Effectively, RPA solutions can automate a wide range of tedious, manual back-office processes, which require substantial efforts from your workforce.

For example, regulations like the FSMA final rule on requirements for additional traceability records for certain foods in the US or the EU's General Food Law Regulation (EC) No 178/2002 require manufacturers to provide appropriate disclosures about food processing standards and safety measures in place. RPA systems can automate relevant data retrieval and summarization from internal databases and connected digital records systems, hosting aggregated data from sensors and SCADA systems.

Such tools can also cross-check data inputs against regulatory requirements and automatically monitor changes in them. Finally, Infopulse can also help your organization implement more contextual document search experiences and automatic report generation by creating a private generative AI assistant.

Other proven use cases of RPA in agriculture and food processing industries include inventory management, demand forecasting, distribution optimization, and financial management processes. Effectively, RPA can be applied to any routine operational process based on standardized inputs and repetitive action.

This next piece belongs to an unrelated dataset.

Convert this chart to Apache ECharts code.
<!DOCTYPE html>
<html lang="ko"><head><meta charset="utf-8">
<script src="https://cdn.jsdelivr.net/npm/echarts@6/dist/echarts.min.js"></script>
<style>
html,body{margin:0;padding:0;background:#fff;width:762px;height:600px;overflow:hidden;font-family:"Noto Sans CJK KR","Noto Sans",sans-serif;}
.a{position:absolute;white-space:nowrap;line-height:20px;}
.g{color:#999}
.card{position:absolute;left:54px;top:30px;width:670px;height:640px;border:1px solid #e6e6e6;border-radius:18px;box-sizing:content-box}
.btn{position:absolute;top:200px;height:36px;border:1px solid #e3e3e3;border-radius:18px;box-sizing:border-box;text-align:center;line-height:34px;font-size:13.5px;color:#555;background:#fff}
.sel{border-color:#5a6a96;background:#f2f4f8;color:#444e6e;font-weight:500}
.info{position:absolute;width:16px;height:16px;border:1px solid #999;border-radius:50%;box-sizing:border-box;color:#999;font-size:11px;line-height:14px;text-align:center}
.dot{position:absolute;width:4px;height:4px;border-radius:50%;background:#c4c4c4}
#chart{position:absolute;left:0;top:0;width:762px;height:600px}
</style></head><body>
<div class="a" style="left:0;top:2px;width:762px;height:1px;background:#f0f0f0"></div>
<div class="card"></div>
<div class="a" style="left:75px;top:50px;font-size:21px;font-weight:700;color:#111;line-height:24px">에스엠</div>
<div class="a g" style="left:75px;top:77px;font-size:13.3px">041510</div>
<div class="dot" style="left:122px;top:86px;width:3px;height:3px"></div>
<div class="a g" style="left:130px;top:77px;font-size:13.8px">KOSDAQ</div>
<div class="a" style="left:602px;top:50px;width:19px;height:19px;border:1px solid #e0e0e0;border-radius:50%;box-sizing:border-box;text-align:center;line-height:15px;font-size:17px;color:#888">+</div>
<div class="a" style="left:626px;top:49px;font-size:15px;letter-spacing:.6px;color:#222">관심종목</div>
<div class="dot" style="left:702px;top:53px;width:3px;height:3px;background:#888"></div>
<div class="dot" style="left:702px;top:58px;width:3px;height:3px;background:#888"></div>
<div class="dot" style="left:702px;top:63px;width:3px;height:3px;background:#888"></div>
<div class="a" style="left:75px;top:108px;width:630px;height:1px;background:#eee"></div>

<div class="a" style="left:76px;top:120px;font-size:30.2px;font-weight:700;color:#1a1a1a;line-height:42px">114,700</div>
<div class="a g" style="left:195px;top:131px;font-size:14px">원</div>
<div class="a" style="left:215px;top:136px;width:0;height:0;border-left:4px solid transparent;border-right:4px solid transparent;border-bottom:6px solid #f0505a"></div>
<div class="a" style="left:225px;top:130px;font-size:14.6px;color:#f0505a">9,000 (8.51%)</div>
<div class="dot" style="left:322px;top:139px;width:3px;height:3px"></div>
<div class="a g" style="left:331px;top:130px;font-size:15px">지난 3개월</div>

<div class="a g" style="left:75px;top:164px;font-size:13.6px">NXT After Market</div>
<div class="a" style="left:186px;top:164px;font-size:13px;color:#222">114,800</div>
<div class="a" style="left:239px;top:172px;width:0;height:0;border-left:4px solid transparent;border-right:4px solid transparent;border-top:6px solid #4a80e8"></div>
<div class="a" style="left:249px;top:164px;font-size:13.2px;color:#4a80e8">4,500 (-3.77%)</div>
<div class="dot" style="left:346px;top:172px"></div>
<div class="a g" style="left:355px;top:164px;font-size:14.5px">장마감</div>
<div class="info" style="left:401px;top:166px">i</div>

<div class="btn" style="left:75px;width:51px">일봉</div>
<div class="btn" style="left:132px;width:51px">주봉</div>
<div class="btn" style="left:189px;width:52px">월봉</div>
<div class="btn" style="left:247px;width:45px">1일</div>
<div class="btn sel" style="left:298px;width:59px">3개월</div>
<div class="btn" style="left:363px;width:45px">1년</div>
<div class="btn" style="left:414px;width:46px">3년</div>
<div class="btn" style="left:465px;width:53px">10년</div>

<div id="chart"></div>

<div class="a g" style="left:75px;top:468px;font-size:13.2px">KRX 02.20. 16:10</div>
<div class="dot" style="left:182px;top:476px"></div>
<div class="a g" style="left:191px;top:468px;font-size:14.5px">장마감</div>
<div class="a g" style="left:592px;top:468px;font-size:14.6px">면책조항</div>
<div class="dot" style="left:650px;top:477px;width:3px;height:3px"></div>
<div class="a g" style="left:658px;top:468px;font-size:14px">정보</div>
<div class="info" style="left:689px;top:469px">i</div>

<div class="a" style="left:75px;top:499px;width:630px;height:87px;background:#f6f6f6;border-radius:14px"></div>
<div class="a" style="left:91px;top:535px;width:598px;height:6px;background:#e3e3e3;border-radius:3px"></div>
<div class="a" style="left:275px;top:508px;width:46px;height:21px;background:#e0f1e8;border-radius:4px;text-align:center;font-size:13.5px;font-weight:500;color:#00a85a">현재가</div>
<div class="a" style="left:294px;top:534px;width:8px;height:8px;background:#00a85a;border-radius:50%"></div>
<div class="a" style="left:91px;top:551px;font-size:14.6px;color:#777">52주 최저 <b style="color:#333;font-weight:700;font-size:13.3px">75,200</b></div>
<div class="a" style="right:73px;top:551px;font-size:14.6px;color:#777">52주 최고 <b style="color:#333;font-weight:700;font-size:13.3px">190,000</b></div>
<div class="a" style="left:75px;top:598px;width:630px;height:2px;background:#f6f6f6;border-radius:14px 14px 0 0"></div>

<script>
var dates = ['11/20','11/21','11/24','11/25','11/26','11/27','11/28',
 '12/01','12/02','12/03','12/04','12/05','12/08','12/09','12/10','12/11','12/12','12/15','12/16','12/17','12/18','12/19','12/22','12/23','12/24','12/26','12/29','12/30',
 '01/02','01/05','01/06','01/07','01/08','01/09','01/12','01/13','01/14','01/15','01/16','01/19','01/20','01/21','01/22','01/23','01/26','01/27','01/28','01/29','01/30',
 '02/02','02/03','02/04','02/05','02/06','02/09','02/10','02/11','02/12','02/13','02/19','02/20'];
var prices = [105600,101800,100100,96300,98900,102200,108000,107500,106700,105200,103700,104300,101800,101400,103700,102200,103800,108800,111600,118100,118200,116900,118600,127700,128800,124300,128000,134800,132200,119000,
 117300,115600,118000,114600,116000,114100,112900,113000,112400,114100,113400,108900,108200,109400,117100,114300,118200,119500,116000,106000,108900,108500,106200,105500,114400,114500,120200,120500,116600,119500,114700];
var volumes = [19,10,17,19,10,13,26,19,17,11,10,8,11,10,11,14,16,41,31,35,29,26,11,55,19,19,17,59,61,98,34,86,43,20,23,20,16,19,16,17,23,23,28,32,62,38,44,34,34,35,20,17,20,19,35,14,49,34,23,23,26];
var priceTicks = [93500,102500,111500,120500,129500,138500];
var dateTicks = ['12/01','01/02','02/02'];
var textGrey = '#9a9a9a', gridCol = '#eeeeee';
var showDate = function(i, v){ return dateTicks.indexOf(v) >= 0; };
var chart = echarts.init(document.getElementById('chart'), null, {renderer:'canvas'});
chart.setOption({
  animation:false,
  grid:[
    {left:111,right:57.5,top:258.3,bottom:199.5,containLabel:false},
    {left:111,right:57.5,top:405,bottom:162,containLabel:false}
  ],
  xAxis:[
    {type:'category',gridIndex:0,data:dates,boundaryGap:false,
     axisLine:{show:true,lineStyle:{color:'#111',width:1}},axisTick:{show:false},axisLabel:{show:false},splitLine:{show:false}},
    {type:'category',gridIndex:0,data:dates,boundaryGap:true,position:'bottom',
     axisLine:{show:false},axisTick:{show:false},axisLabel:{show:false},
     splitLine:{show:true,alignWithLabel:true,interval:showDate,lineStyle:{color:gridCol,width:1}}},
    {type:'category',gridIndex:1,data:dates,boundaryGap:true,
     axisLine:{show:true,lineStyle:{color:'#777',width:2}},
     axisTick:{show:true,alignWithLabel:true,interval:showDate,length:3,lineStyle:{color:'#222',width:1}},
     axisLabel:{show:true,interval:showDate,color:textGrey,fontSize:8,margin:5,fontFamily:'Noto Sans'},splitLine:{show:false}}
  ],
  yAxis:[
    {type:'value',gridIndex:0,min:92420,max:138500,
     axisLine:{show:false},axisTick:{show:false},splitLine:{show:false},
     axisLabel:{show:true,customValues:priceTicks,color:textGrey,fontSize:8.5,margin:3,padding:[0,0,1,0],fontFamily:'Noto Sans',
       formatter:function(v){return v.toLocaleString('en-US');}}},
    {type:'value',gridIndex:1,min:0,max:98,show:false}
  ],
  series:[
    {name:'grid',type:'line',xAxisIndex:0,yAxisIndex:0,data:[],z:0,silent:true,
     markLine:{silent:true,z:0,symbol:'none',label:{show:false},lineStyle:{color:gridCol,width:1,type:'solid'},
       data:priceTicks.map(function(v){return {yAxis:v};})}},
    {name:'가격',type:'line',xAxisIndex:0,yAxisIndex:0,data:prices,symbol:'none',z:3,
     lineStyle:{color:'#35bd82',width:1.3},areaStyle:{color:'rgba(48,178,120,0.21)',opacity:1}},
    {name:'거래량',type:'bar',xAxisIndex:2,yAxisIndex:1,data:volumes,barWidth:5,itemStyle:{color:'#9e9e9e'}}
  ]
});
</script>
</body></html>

The Main Advantages of Automation in the Food Processing Industry

Every step of the supply, production, and distribution processes in food processing companies requires adequate quality control. Digital technologies allow food processing businesses to scale and streamline processes that traditionally require direct supervision and manual interventions, so that they could run more agile, sustainable, and resilient operations.

The key reasons why leading food businesses invest in automation include:

• Increased operating efficiency. Implemented once, automation systems continuously save your organization hours in labor. A dairy producer eliminated over 2,500 hours of manual data collection by investing in Overall Equipment Effectiveness software. An Infopulse client saves an equivalent of 12 weeks per year for each full-time employee with an RPA-based financial reporting system.
• Better quality control. Product color, texture, and chemical irregularities aren’t just displeasing for consumers — they may also signify food safety issues, leading to regulatory fines if left undetected. Computer vision-based systems are helping food processing improve the speed and precision of quality checks
• Reduced production waste. SCADA and PLC programming of industrial equipment allows manufacturers to implement custom production scenarios to reduce defects and waste. A french fries manufacturer implemented de-clustering algorithms to improve the good-in-‌bad performance from 25% to 100%. The algorithm also reduced the volume of false detection cases, leading to lower waste and higher yields.
• Data-driven decision-making. Data sits in the center of most automation use cases in food processing. SCADA systems help establish better data exchanges between different operating systems, supplying leaders with an aggregated view of key operational metrics. RPA solutions, in turn, automate data entry, validation, and manipulation, replacing manual keying or file sending. Digital twin solutions enable an array of predictive and prescriptive analytics scenarios, powered by real-time data.
• Enhanced product traceability. Automated production systems help achieve greater product consistency and uniformity, while digital solutions help maintain traceable records of all the steps in the supply chain. Whether it is the consumers, investors, or regulators asking, you will be able to provide clear audit trails to showcase your compliance with the norms and high standards of food manufacturing.

Conclusion

Food processing businesses are always looking for additional ways of increasing throughput, yields, and overall product quality. Digital technologies can bring extra speeds, accuracy, and precision to production processing, extending the capabilities of physical equipment and operating teams. Automated data collection alone can save companies hundreds of hours of manual labor, while also extending their ability to run more advanced operational scenarios, spanning demand, procurement, and equipment maintenance.